Nancy explained that for a short time the carnival didn’t take place but a new committee was formed and Nancy proposed the carnival should be the first Saturday of September which is the date used to the present. “It was an exciting time their was a lot of enthusiasm again for the carnival and it was easy to attract the dancing troupe competitions again, marching bands and dance troupes were very popular in the late sixties and through the seventies.” “I trained girls from St. Peters School, the girls were aged between 6 - 12 and just like my mum I had to be quite strict to get them up to the standard expected for competition. We appeared at all the local carnivals, points were awarded for performance, entertainment value and appearance. Millie Lear helped to make all the girls costumes. We would buy bulk rolls of material from Richard who had a stall on Wem Market. Crimpeline was a great material. I remember one troupe had yellow crimpline dresses and purple capes, we also used a lot of pump whitening.”

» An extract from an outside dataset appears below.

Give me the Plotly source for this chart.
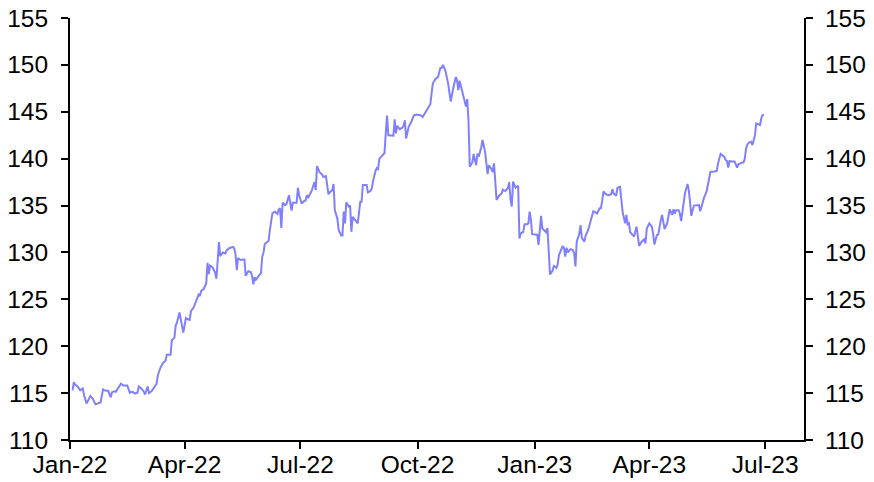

It is obvious when talking to Nancy that she really loved her time working with the girls and teaching them to perform. “It was hard work keeping the girls interested and also raising the money to keep the troupe going, I finished working with the troupes at the end of the seventies but have remained involved with the carnival through all of the other clubs that I have belonged to.”
Nancy became a town councillor and one of her proudest moments was when as Mayor in 1996 she led the carnival procession. “The carnival has been woven into my life I have some friends and memories from each one. I have loved taking part on the floats for the Gold Band and Flower Club. I enjoyed the time when we did a walking tableau of 'Carry on Camping' we felt very daring but had such a lot of fun. At times it took weeks of our lives the whole family would be working to get costumes and floats ready for the big day, but it is always worth it when you get out there in to the procession and feel that ‘Spirit of the Carnival’.”